Problem requirements — Repeat, exactly and completely, the material that follows. Omit the pictures.

Data section —
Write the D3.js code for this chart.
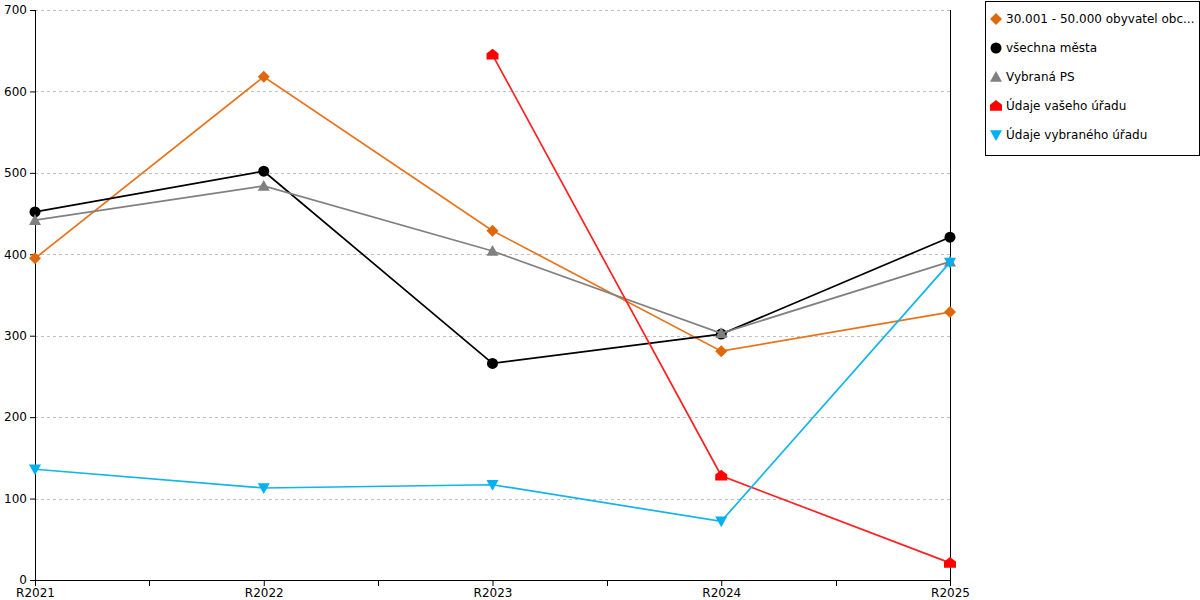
<!DOCTYPE html>
<html>
<head>
<meta charset="utf-8">
<script src="https://cdn.jsdelivr.net/npm/d3@7"></script>
<style>
  body { margin: 0; background: #fff; }
  svg { font-family: "DejaVu Sans", Verdana, sans-serif; }
</style>
</head>
<body>
<svg id="chart" width="1200" height="600"></svg>
<script>
// categories and tick values
var years = ["R2021", "R2022", "R2023", "R2024", "R2025"];
var yTicks = [0, 100, 200, 300, 400, 500, 600, 700];

// series values (null = no data)
var obyvatel = [395, 618, 429, 281, 329];
var vsechnaMesta = [452, 502, 266, 302, 421];
var vybranaPS = [442, 484, 404, 303, 391];
var vasUrad = [null, null, 645, 128, 21];
var vybranyUrad = [136, 113, 117, 72, 390];

var series = [
  { name: "30.001 - 50.000 obyvatel obc...", values: obyvatel, line: "#e8731c", fill: "#e0680c", shape: "diamond" },
  { name: "všechna města", values: vsechnaMesta, line: "#000000", fill: "#000000", shape: "circle" },
  { name: "Vybraná PS", values: vybranaPS, line: "#808080", fill: "#808080", shape: "triangle" },
  { name: "Údaje vašeho úřadu", values: vasUrad, line: "#ff2020", fill: "#ff0000", shape: "house" },
  { name: "Údaje vybraného úřadu", values: vybranyUrad, line: "#12b4ec", fill: "#00b0f0", shape: "down" }
];

var svg = d3.select("#chart");
var plotLeft = 35, plotRight = 950, plotTop = 10, plotBottom = 580;

var x = d3.scalePoint().domain(years).range([plotLeft, plotRight]);
var y = d3.scaleLinear().domain([0, 700]).range([plotBottom, plotTop]);

// gridlines (half-pixel offset keeps them crisp)
svg.append("g")
  .selectAll("line")
  .data(yTicks.filter(function (d) { return d > 0; }))
  .join("line")
  .attr("x1", plotLeft).attr("x2", plotRight)
  .attr("y1", function (d) { return Math.round(y(d)) + 0.5; })
  .attr("y2", function (d) { return Math.round(y(d)) + 0.5; })
  .attr("stroke", "#c0c0c0")
  .attr("stroke-dasharray", "3,3");

// right border line
svg.append("line")
  .attr("x1", plotRight + 0.5).attr("x2", plotRight + 0.5)
  .attr("y1", plotTop).attr("y2", plotBottom)
  .attr("stroke", "#000");

// y axis
var yAxis = svg.append("g")
  .attr("transform", "translate(" + plotLeft + ",0)")
  .call(d3.axisLeft(y).tickValues(yTicks).tickSize(5).tickPadding(3));
yAxis.select(".domain").attr("d", "M0.5," + plotTop + "V" + plotBottom);
yAxis.selectAll("text").attr("font-size", 12).attr("fill", "#000").attr("font-family", "DejaVu Sans, Verdana, sans-serif");

// x axis with minor ticks between categories
var xAxis = svg.append("g")
  .attr("transform", "translate(0," + plotBottom + ")")
  .call(d3.axisBottom(x).tickSize(6).tickPadding(2));
xAxis.select(".domain").attr("d", "M" + plotLeft + ",0.5H" + (plotRight + 1));
xAxis.selectAll("text").attr("font-size", 12).attr("fill", "#000").attr("font-family", "DejaVu Sans, Verdana, sans-serif");

var mids = d3.pairs(years).map(function (p) { return Math.round((x(p[0]) + x(p[1])) / 2) + 0.5; });
xAxis.selectAll(".minor")
  .data(mids)
  .join("line")
  .attr("class", "minor")
  .attr("x1", function (d) { return d; })
  .attr("x2", function (d) { return d; })
  .attr("y1", 0).attr("y2", 6)
  .attr("stroke", "#000");

// marker paths
function markerPath(shape, s) {
  if (shape === "diamond") return "M0," + (-s) + "L" + s + ",0L0," + s + "L" + (-s) + ",0Z";
  if (shape === "circle") return d3.symbol().type(d3.symbolCircle).size(Math.PI * s * s)();
  if (shape === "triangle") return "M0," + (-s) + "L" + s + "," + (s * 0.8) + "L" + (-s) + "," + (s * 0.8) + "Z";
  if (shape === "down") return "M0," + s + "L" + s + "," + (-s * 0.8) + "L" + (-s) + "," + (-s * 0.8) + "Z";
  if (shape === "house") return "M0," + (-s) + "L" + s + "," + (-s * 0.2) + "L" + s + "," + (s * 0.8) + "L" + (-s) + "," + (s * 0.8) + "L" + (-s) + "," + (-s * 0.2) + "Z";
}

var line = d3.line()
  .defined(function (d) { return d.v != null; })
  .x(function (d) { return x(d.year); })
  .y(function (d) { return y(d.v); });

series.forEach(function (s) {
  var pts = years.map(function (yr, i) { return { year: yr, v: s.values[i] }; });
  var g = svg.append("g");
  g.append("path")
    .attr("d", line(pts))
    .attr("fill", "none")
    .attr("stroke", s.line)
    .attr("stroke-width", 1.7);
  g.selectAll("path.mk")
    .data(pts.filter(function (d) { return d.v != null; }))
    .join("path")
    .attr("class", "mk")
    .attr("transform", function (d) { return "translate(" + x(d.year) + "," + y(d.v) + ")"; })
    .attr("d", markerPath(s.shape, s.shape === "circle" ? 5.5 : 6))
    .attr("fill", s.fill);
});

// legend
var legend = svg.append("g").attr("transform", "translate(985,1)");
legend.append("rect")
  .attr("x", 0.5).attr("y", 0.5)
  .attr("width", 214).attr("height", 154)
  .attr("fill", "#fff")
  .attr("stroke", "#000");

var item = legend.selectAll("g.item")
  .data(series)
  .join("g")
  .attr("class", "item")
  .attr("transform", function (d, i) { return "translate(0," + (18 + i * 29) + ")"; });
item.append("path")
  .attr("transform", "translate(11,0)")
  .attr("d", function (d) { return markerPath(d.shape, d.shape === "circle" ? 5.5 : 6); })
  .attr("fill", function (d) { return d.fill; });
item.append("text")
  .attr("x", 21)
  .attr("dy", "0.35em")
  .attr("font-size", 12)
  .attr("fill", "#000")
  .text(function (d) { return d.name; });
</script>
</body>
</html>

Answer to the problem —
Write the D3.js code for this chart.
<!DOCTYPE html>
<html>
<head>
<meta charset="utf-8">
<script src="https://cdn.jsdelivr.net/npm/d3@7"></script>
<style>
  body { margin: 0; background: #fff; }
  svg { font-family: "DejaVu Sans", Verdana, sans-serif; }
</style>
</head>
<body>
<svg id="chart" width="1200" height="600"></svg>
<script>
// categories and tick values
var years = ["R2021", "R2022", "R2023", "R2024", "R2025"];
var yTicks = [0, 100, 200, 300, 400, 500, 600, 700];

// series values (null = no data)
var obyvatel = [395, 618, 429, 281, 329];
var vsechnaMesta = [452, 502, 266, 302, 421];
var vybranaPS = [442, 484, 404, 303, 391];
var vasUrad = [null, null, 645, 128, 21];
var vybranyUrad = [136, 113, 117, 72, 390];

var series = [
  { name: "30.001 - 50.000 obyvatel obc...", values: obyvatel, line: "#e8731c", fill: "#e0680c", shape: "diamond" },
  { name: "všechna města", values: vsechnaMesta, line: "#000000", fill: "#000000", shape: "circle" },
  { name: "Vybraná PS", values: vybranaPS, line: "#808080", fill: "#808080", shape: "triangle" },
  { name: "Údaje vašeho úřadu", values: vasUrad, line: "#ff2020", fill: "#ff0000", shape: "house" },
  { name: "Údaje vybraného úřadu", values: vybranyUrad, line: "#12b4ec", fill: "#00b0f0", shape: "down" }
];

var svg = d3.select("#chart");
var plotLeft = 35, plotRight = 950, plotTop = 10, plotBottom = 580;

var x = d3.scalePoint().domain(years).range([plotLeft, plotRight]);
var y = d3.scaleLinear().domain([0, 700]).range([plotBottom, plotTop]);

// gridlines (half-pixel offset keeps them crisp)
svg.append("g")
  .selectAll("line")
  .data(yTicks.filter(function (d) { return d > 0; }))
  .join("line")
  .attr("x1", plotLeft).attr("x2", plotRight)
  .attr("y1", function (d) { return Math.round(y(d)) + 0.5; })
  .attr("y2", function (d) { return Math.round(y(d)) + 0.5; })
  .attr("stroke", "#c0c0c0")
  .attr("stroke-dasharray", "3,3");

// right border line
svg.append("line")
  .attr("x1", plotRight + 0.5).attr("x2", plotRight + 0.5)
  .attr("y1", plotTop).attr("y2", plotBottom)
  .attr("stroke", "#000");

// y axis
var yAxis = svg.append("g")
  .attr("transform", "translate(" + plotLeft + ",0)")
  .call(d3.axisLeft(y).tickValues(yTicks).tickSize(5).tickPadding(3));
yAxis.select(".domain").attr("d", "M0.5," + plotTop + "V" + plotBottom);
yAxis.selectAll("text").attr("font-size", 12).attr("fill", "#000").attr("font-family", "DejaVu Sans, Verdana, sans-serif");

// x axis with minor ticks between categories
var xAxis = svg.append("g")
  .attr("transform", "translate(0," + plotBottom + ")")
  .call(d3.axisBottom(x).tickSize(6).tickPadding(2));
xAxis.select(".domain").attr("d", "M" + plotLeft + ",0.5H" + (plotRight + 1));
xAxis.selectAll("text").attr("font-size", 12).attr("fill", "#000").attr("font-family", "DejaVu Sans, Verdana, sans-serif");

var mids = d3.pairs(years).map(function (p) { return Math.round((x(p[0]) + x(p[1])) / 2) + 0.5; });
xAxis.selectAll(".minor")
  .data(mids)
  .join("line")
  .attr("class", "minor")
  .attr("x1", function (d) { return d; })
  .attr("x2", function (d) { return d; })
  .attr("y1", 0).attr("y2", 6)
  .attr("stroke", "#000");

// marker paths
function markerPath(shape, s) {
  if (shape === "diamond") return "M0," + (-s) + "L" + s + ",0L0," + s + "L" + (-s) + ",0Z";
  if (shape === "circle") return d3.symbol().type(d3.symbolCircle).size(Math.PI * s * s)();
  if (shape === "triangle") return "M0," + (-s) + "L" + s + "," + (s * 0.8) + "L" + (-s) + "," + (s * 0.8) + "Z";
  if (shape === "down") return "M0," + s + "L" + s + "," + (-s * 0.8) + "L" + (-s) + "," + (-s * 0.8) + "Z";
  if (shape === "house") return "M0," + (-s) + "L" + s + "," + (-s * 0.2) + "L" + s + "," + (s * 0.8) + "L" + (-s) + "," + (s * 0.8) + "L" + (-s) + "," + (-s * 0.2) + "Z";
}

var line = d3.line()
  .defined(function (d) { return d.v != null; })
  .x(function (d) { return x(d.year); })
  .y(function (d) { return y(d.v); });

series.forEach(function (s) {
  var pts = years.map(function (yr, i) { return { year: yr, v: s.values[i] }; });
  var g = svg.append("g");
  g.append("path")
    .attr("d", line(pts))
    .attr("fill", "none")
    .attr("stroke", s.line)
    .attr("stroke-width", 1.7);
  g.selectAll("path.mk")
    .data(pts.filter(function (d) { return d.v != null; }))
    .join("path")
    .attr("class", "mk")
    .attr("transform", function (d) { return "translate(" + x(d.year) + "," + y(d.v) + ")"; })
    .attr("d", markerPath(s.shape, s.shape === "circle" ? 5.5 : 6))
    .attr("fill", s.fill);
});

// legend
var legend = svg.append("g").attr("transform", "translate(985,1)");
legend.append("rect")
  .attr("x", 0.5).attr("y", 0.5)
  .attr("width", 214).attr("height", 154)
  .attr("fill", "#fff")
  .attr("stroke", "#000");

var item = legend.selectAll("g.item")
  .data(series)
  .join("g")
  .attr("class", "item")
  .attr("transform", function (d, i) { return "translate(0," + (18 + i * 29) + ")"; });
item.append("path")
  .attr("transform", "translate(11,0)")
  .attr("d", function (d) { return markerPath(d.shape, d.shape === "circle" ? 5.5 : 6); })
  .attr("fill", function (d) { return d.fill; });
item.append("text")
  .attr("x", 21)
  .attr("dy", "0.35em")
  .attr("font-size", 12)
  .attr("fill", "#000")
  .text(function (d) { return d.name; });
</script>
</body>
</html>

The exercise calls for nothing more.